En septembre 2004, le professeur suédois Mat Brännström annonçait avoir réussi la première greffe d’utérus ayant abouti à la naissance d’un enfant vivant et en bonne santé. Cet organe avait été prélevé sur la maman d’une femme elle-même stérile. Tout le monde il est gentil et content… Mais à l’heure où l’hôpital Foch de Suresnes et une équipe médicale de Limoges entendent se lancer dans cette aventure peu banale, le Pr Henrion de l’Académie de Médecine – il fût mon maître de thèse – a été chargé par cette institution de mener une réflexion sur une affaire plus délicate qu’il apparaît. L’indication est celle d’une femme qui ne peut avoir d’enfant en raison de l’absence ou de mauvais état de son utérus et qui désire une greffe de cet organe.

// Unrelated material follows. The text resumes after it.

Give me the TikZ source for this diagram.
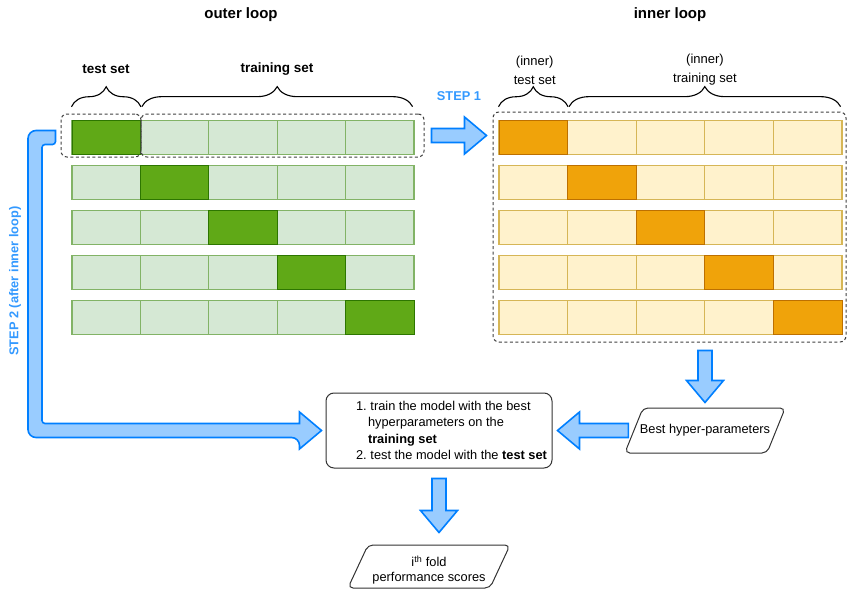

À Limoges, les chirurgiens penchent vers la solution consistant à prélever les utérus de femmes décédées ou dont le cerveau a été détruit et qui sont déclarées en état de mort cérébrale. Le problème majeur est que toute greffe doit être effectuée rapidement. Les circonstances du décès ne sont jamais prévisibles et la mise en route de la technique ne peut pas se faire vite. Rappelons que depuis avril dernier, toute personne peut servir de réservoir de pièces à la médecine y compris contre la volonté de la famille ; sauf s’il a inscrit son nom au « registre des refus ». L’intervention est très simple et ne durerait que 19 minutes.

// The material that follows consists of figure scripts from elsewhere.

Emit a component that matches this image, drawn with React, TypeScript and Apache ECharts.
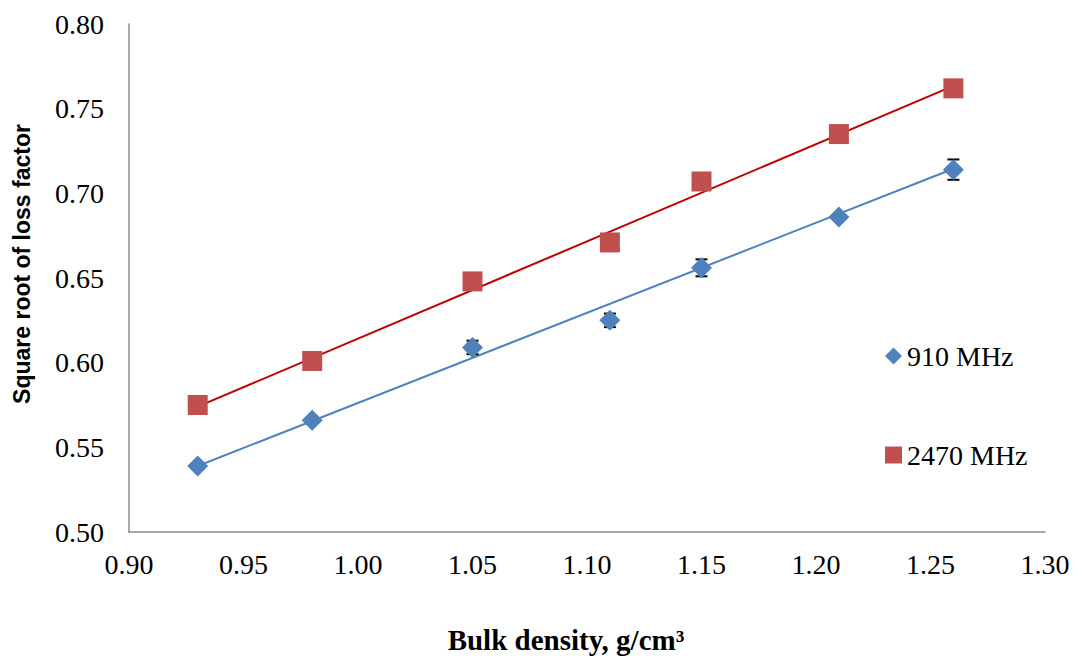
import React, { useEffect, useRef } from "react";
import * as echarts from "echarts";

const densities = [0.93, 0.98, 1.05, 1.11, 1.15, 1.21, 1.26];
const values910 = [0.539, 0.566, 0.609, 0.625, 0.656, 0.686, 0.714];
const errors910 = [0, 0, 0.004, 0.004, 0.005, 0, 0.006];
const values2470 = [0.575, 0.601, 0.648, 0.671, 0.707, 0.735, 0.762];
const trend910 = [[0.93, 0.539], [1.26, 0.7145]];
const trend2470 = [[0.93, 0.574], [1.26, 0.7635]];
const xTicks = { min: 0.9, max: 1.3, interval: 0.05 };
const yTicks = { min: 0.5, max: 0.8, interval: 0.05 };

const BLUE = "#4F81BD";
const RED = "#C0504D";

export default function App() {
  const ref = useRef<HTMLDivElement>(null);
  useEffect(() => {
    const chart = echarts.init(ref.current!, undefined, { renderer: "svg" });
    const errData = densities
      .map((d, i) => [d, values910[i] - errors910[i], values910[i] + errors910[i], errors910[i]])
      .filter((r) => r[3] > 0);
    chart.setOption({
      animation: false,
      grid: { left: 121, right: 35, top: 16, bottom: 128 },
      graphic: [
        {
          type: "text",
          x: 558,
          y: 632,
          style: {
            text: "Bulk density, g/cm³",
            font: "bold 29px 'Liberation Serif'",
            fill: "#000",
            textAlign: "center",
            textVerticalAlign: "middle",
          },
        },
        {
          type: "text",
          x: 14,
          y: 256,
          rotation: Math.PI / 2,
          style: {
            text: "Square root of loss factor",
            font: "bold 23px 'Liberation Sans'",
            fill: "#000",
            textAlign: "center",
            textVerticalAlign: "middle",
          },
        },
      ],
      xAxis: {
        type: "value",
        min: xTicks.min,
        max: xTicks.max,
        interval: xTicks.interval,
        axisLine: { show: true, lineStyle: { color: "#8c8c8c", width: 1.5 } },
        axisTick: { show: false },
        splitLine: { show: false },
        axisLabel: {
          formatter: (v: number) => v.toFixed(2),
          fontFamily: "Liberation Serif",
          fontSize: 28,
          color: "#000",
          margin: 18,
        },
      },
      yAxis: {
        type: "value",
        min: yTicks.min,
        max: yTicks.max,
        interval: yTicks.interval,
        axisLine: { show: true, lineStyle: { color: "#8c8c8c", width: 1.5 } },
        axisTick: { show: false },
        splitLine: { show: false },
        axisLabel: {
          formatter: (v: number) => v.toFixed(2),
          fontFamily: "Liberation Serif",
          fontSize: 28,
          color: "#000",
          margin: 25,
        },
      },
      legend: {
        orient: "vertical",
        left: 872,
        top: 329,
        itemGap: 71,
        itemWidth: 17,
        itemHeight: 17,
        textStyle: { fontFamily: "Liberation Serif", fontSize: 28, color: "#000" },
        data: [
          { name: "910 MHz", icon: "diamond", itemStyle: { color: BLUE } },
          { name: "2470 MHz", icon: "rect", itemStyle: { color: RED } },
        ],
      },
      series: [
        {
          type: "line",
          data: trend2470,
          symbol: "none",
          lineStyle: { color: "#C00000", width: 2 },
          z: 1,
          silent: true,
        },
        {
          type: "line",
          data: trend910,
          symbol: "none",
          lineStyle: { color: BLUE, width: 2 },
          z: 1,
          silent: true,
        },
        {
          type: "custom",
          z: 2,
          data: errData,
          renderItem: (params: any, api: any) => {
            const x = api.value(0);
            const lo = api.coord([x, api.value(1)]);
            const hi = api.coord([x, api.value(2)]);
            const w = 6;
            const s = { stroke: "#000", lineWidth: 2 };
            return {
              type: "group",
              children: [
                { type: "line", shape: { x1: lo[0], y1: lo[1], x2: hi[0], y2: hi[1] }, style: s },
                { type: "line", shape: { x1: lo[0] - w, y1: lo[1], x2: lo[0] + w, y2: lo[1] }, style: s },
                { type: "line", shape: { x1: hi[0] - w, y1: hi[1], x2: hi[0] + w, y2: hi[1] }, style: s },
              ],
            };
          },
        },
        {
          name: "910 MHz",
          type: "scatter",
          data: densities.map((d, i) => [d, values910[i]]),
          symbol: "diamond",
          symbolSize: 21,
          itemStyle: { color: BLUE, opacity: 1 },
          z: 3,
        },
        {
          name: "2470 MHz",
          type: "scatter",
          data: densities.map((d, i) => [d, values2470[i]]),
          symbol: "rect",
          symbolSize: 20,
          itemStyle: { color: RED, opacity: 1 },
          z: 3,
        },
      ],
    });
    return () => chart.dispose();
  }, []);
  return <div ref={ref} style={{ width: 1072, height: 652 }} />;
}
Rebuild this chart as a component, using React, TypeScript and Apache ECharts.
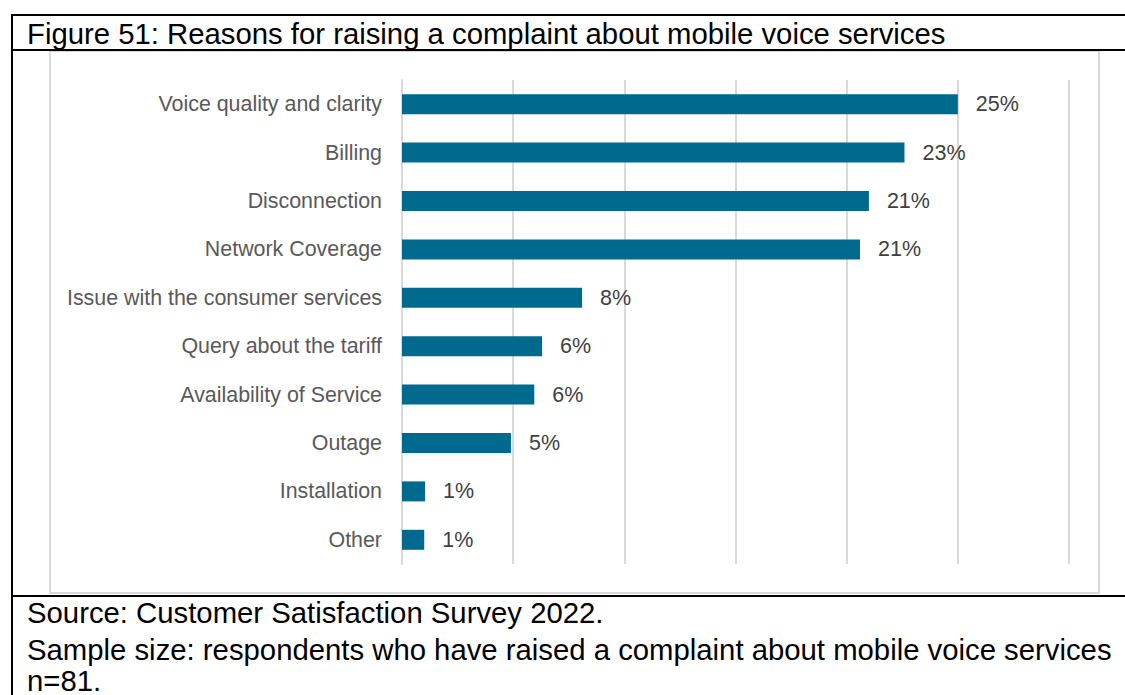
import React, { useEffect, useRef } from "react";
import * as echarts from "echarts";

const TITLE = "Figure 51: Reasons for raising a complaint about mobile voice services";
const categories = [
  "Voice quality and clarity",
  "Billing",
  "Disconnection",
  "Network Coverage",
  "Issue with the consumer services",
  "Query about the tariff",
  "Availability of Service",
  "Outage",
  "Installation",
  "Other",
];
const values = [25.0, 22.6, 21.0, 20.6, 8.1, 6.3, 5.95, 4.9, 1.04, 1.0];
const sourceLines = [
  "Source: Customer Satisfaction Survey 2022.",
  "Sample size: respondents who have raised a complaint about mobile voice services",
  "n=81.",
];

const FONT = "Liberation Sans, Arial, sans-serif";

export default function App() {
  const ref = useRef<HTMLDivElement>(null);
  useEffect(() => {
    const chart = echarts.init(ref.current!, null, { renderer: "svg" });
    chart.setOption({
      animation: false,
      backgroundColor: "#ffffff",
      textStyle: { fontFamily: FONT },
      grid: { left: 402, right: 56, top: 80, bottom: 131 },
      xAxis: {
        type: "value",
        min: 0,
        max: 30,
        interval: 5,
        axisLabel: { show: false },
        axisLine: { show: false },
        axisTick: { show: false },
        splitLine: { lineStyle: { color: "#d9d9d9", width: 2 } },
      },
      yAxis: {
        type: "category",
        data: categories,
        inverse: true,
        axisLine: { lineStyle: { color: "#d9d9d9", width: 2 } },
        axisTick: { length: 5, lineStyle: { color: "#d9d9d9", width: 2 } },
        axisLabel: { color: "#595959", fontSize: 21.4, fontFamily: FONT, margin: 20 },
      },
      series: [
        {
          type: "bar",
          data: values,
          barWidth: 20,
          itemStyle: { color: "#006a8e" },
          label: {
            show: true,
            position: "right",
            distance: 18,
            color: "#404040",
            fontSize: 21.5,
            fontFamily: FONT,
            formatter: (p: any) => Math.round(p.value) + "%",
          },
        },
      ],
      graphic: [
        {
          type: "rect",
          z: -1,
          shape: { x: 50, y: 51, width: 1049, height: 542 },
          style: { fill: "none", stroke: "#d9d9d9", lineWidth: 2 },
        },
        { type: "line", shape: { x1: 11, y1: 15, x2: 1125, y2: 15 }, style: { stroke: "#000", lineWidth: 2 } },
        { type: "line", shape: { x1: 11, y1: 50, x2: 1125, y2: 50 }, style: { stroke: "#000", lineWidth: 2 } },
        { type: "line", shape: { x1: 11, y1: 596, x2: 1125, y2: 596 }, style: { stroke: "#000", lineWidth: 2 } },
        { type: "line", shape: { x1: 12, y1: 14, x2: 12, y2: 695 }, style: { stroke: "#000", lineWidth: 2 } },
        {
          type: "text",
          x: 27,
          y: 33,
          style: { text: TITLE, font: `29.3px ${FONT}`, fill: "#000", textVerticalAlign: "middle" },
        },
        ...sourceLines.map((t, i) => ({
          type: "text",
          x: 27,
          y: [612, 649, 680][i],
          style: { text: t, font: `29.3px ${FONT}`, fill: "#000", textVerticalAlign: "middle" },
        })),
      ],
    });
    return () => chart.dispose();
  }, []);
  return (
    <div
      ref={ref}
      style={{ position: "absolute", left: 0, top: 0, width: 1125, height: 695 }}
    />
  );
}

À Suresnes, l’inévitable Frydman est partisan lui de prélever sur des donneuses vivantes. Il est d’abord évident qu’une femme en état de procréer ne peut être amputée de sa fonction de reproduction sous le prétexte de rendre service à une autre femme. En revanche si la donneuse est post-ménopausique comme dans le cas suédois il ne semble pas y avoir de problème majeur dans la mesure où le prélèvement ne concerne pas un élément vital de l’organisme ; cette personne peut même être certaine qu’elle ne fera jamais de cancer sur un organe qui lui a été enlevé. L’utérus peut provenir aussi d’une femme qui a voulu changer de sexe et devenir un homme : mutilation absolument scandaleuse. Cependant, globalement, l’intervention chirurgicale elle-même est extrêmement complexe et dangereuse pour la donneuse. Ce sont dix heures d’opération avec des risques majeurs comme des lésions des organes voisins, des hémorragies, des phlébites ou des embolies.

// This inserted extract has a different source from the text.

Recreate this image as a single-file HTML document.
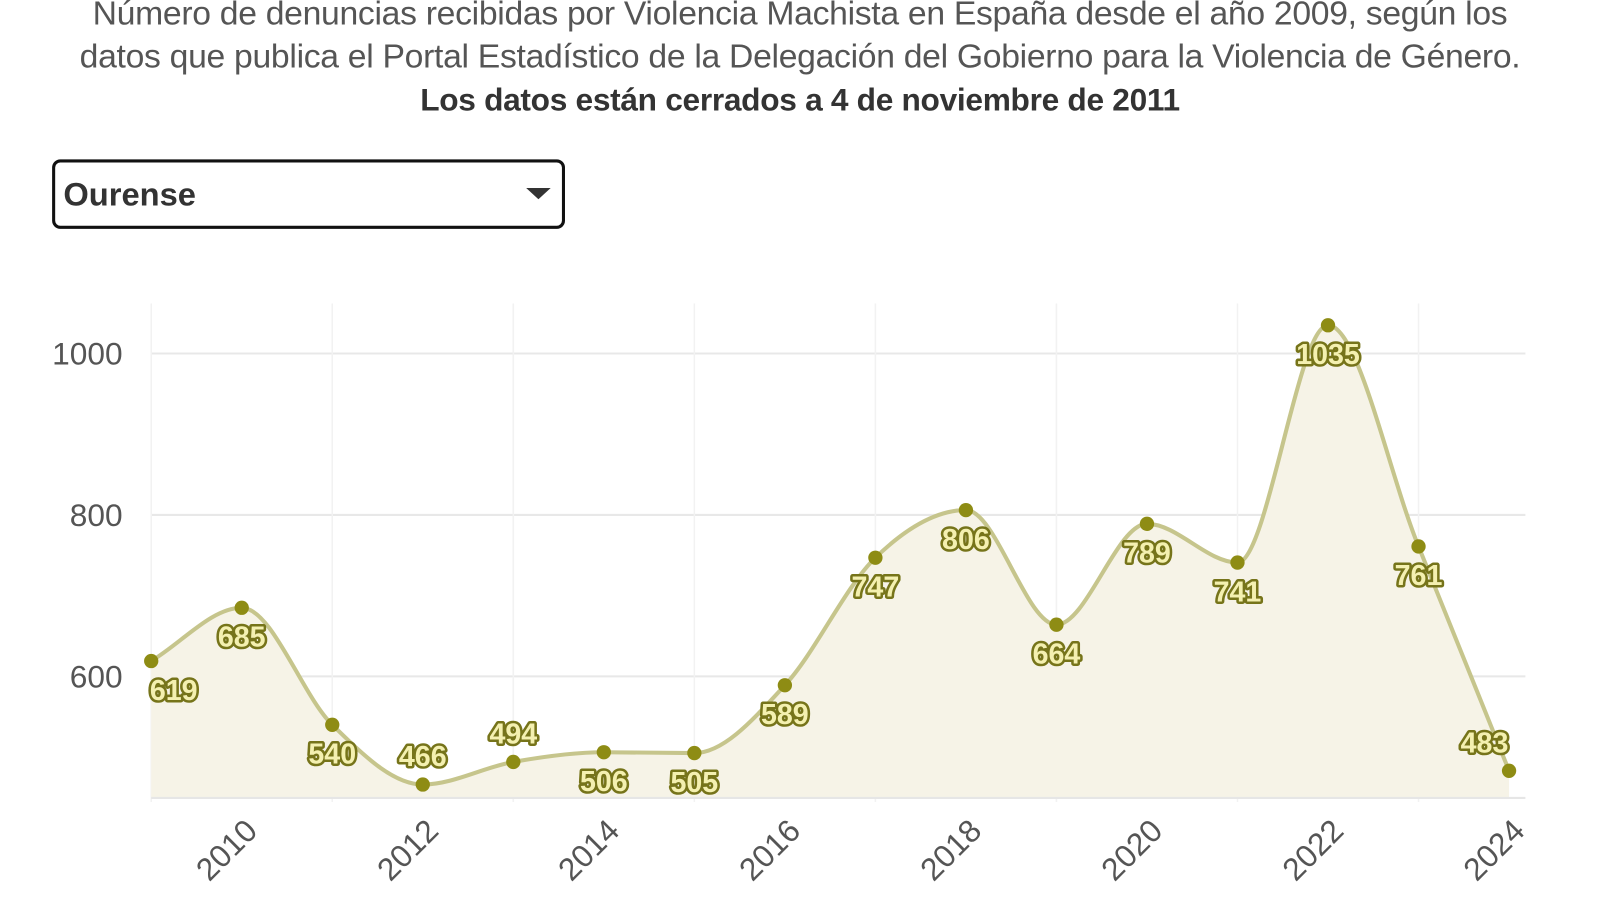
<!DOCTYPE html>
<html><head><meta charset="utf-8">
<style>
body{margin:0;width:1600px;height:900px;background:#fff;overflow:hidden;font-family:"Liberation Sans",sans-serif}
#w{position:absolute;left:0;top:0;width:1566px;height:881px;transform:scale(1.0217);transform-origin:0 0}
.t{position:absolute;left:0;width:1566px;text-align:center;font-size:33px;color:#555;line-height:42px;letter-spacing:-0.3px}
</style></head><body><div id="w">
<div class="t" style="top:-8px">Número de denuncias recibidas por Violencia Machista en España desde el año 2009, según los<br>datos que publica el Portal Estadístico de la Delegación del Gobierno para la Violencia de Género.<br><b style="color:#333;font-size:31px">Los datos están cerrados a 4 de noviembre de 2011</b></div>
<div style="position:absolute;left:51px;top:156px;width:502px;height:68px;border:3px solid #111;border-radius:8px;box-sizing:border-box"></div>
<div style="position:absolute;left:62px;top:172px;font-size:32px;font-weight:bold;color:#333">Ourense</div>
<div style="position:absolute;left:515px;top:184px;width:0;height:0;border-left:12px solid transparent;border-right:12px solid transparent;border-top:11px solid #333"></div>
<svg id="s" width="1566" height="881" style="position:absolute;left:0;top:0"></svg>
</div>
<script>
const d=[619,685,540,466,494,506,505,589,747,806,664,789,741,1035,761,483];
const X=i=>148+i*88.6, Y=v=>346+(1000-v)*0.79;
const P=d.map((v,i)=>[X(i),Y(v)]);
const n=P.length,m=[],sl=[];
for(let i=0;i<n-1;i++){sl[i]=(P[i+1][1]-P[i][1])/(P[i+1][0]-P[i][0]);}
m[0]=sl[0];m[n-1]=sl[n-2];
for(let i=1;i<n-1;i++){m[i]=sl[i-1]*sl[i]<=0?0:(sl[i-1]+sl[i])/2;}
let path=`M${P[0][0]},${P[0][1]}`;
for(let i=0;i<n-1;i++){const h=(P[i+1][0]-P[i][0])/3;
path+=`C${P[i][0]+h},${P[i][1]+m[i]*h} ${P[i+1][0]-h},${P[i+1][1]-m[i+1]*h} ${P[i+1][0]},${P[i+1][1]}`;}
let s='';
for(let v of [600,800,1000]){s+=`<line x1="148" x2="1493" y1="${Y(v)}" y2="${Y(v)}" stroke="#e8e8e8" stroke-width="2"/><text x="120" y="${Y(v)+11}" text-anchor="end" font-size="31" fill="#555">${v}</text>`;}
for(let i=0;i<16;i+=2){s+=`<line x1="${X(i)}" x2="${X(i)}" y1="297" y2="785" stroke="#f2f2f2" stroke-width="1.5"/>`;}
for(let i=1;i<16;i+=2){const x=X(i);s+=`<text transform="translate(${x+17},${815}) rotate(-45)" text-anchor="end" font-size="31" fill="#555">${2009+i}</text>`;}
s+=`<path d="${path}L${P[n-1][0]},781L148,781Z" fill="#f6f3e7"/>`;
s+=`<line x1="148" x2="1493" y1="781" y2="781" stroke="#e6e6e6" stroke-width="2"/>`;
s+=`<path d="${path}" fill="none" stroke="#c6c58c" stroke-width="4"/>`;
const off={3:-28,4:-28,15:-28,13:28};
P.forEach((p,i)=>{s+=`<circle cx="${p[0]}" cy="${p[1]}" r="7" fill="#8e8c14"/>`;});
P.forEach((p,i)=>{let dy=off[i]!==undefined?off[i]:28;let x=p[0];if(i==0)x+=22;if(i==15)x-=24;
s+=`<text x="${x}" y="${p[1]+dy+10}" text-anchor="middle" font-size="28" font-weight="bold" fill="#f4f0b0" stroke="#76741a" stroke-width="5" paint-order="stroke" stroke-linejoin="round">${d[i]}</text>`;});
document.getElementById('s').innerHTML=s;
</script>
</body></html>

Dans tous les cas il faudra faire un traitement antirejet dit « immunosuppresseur ». Il peut être mal toléré. La grossesse elle-même entraîne dans le tiers des cas une hypertension artérielle ; l’enfant peut se développer insuffisamment (retard de croissance intra-utérin), ou naître prématurément (la moitié des cas).

Par contre, il y a à l’actif de cette option le fait qu’elle évite d’avoir recours à la GPA c’est-à-dire d’acheter un enfant à l’étranger.

Mais surtout l‘Académie de Médecine doit prendre une responsabilité effrayante. En effet les enfants nés dans de telles conditions ont été soumis au véritable matraquage du traitement immunosuppresseur. Celui-ci entraîne une modification de leur ADN. À long terme ils risquent de développer des maladies auto-immunes et des cancers. Ce pour quoi la Fédération Internationale de Gynécologie et d’Obstétrique avait donné dès 2008 un avis s’opposant au principe de la greffe d’utérus.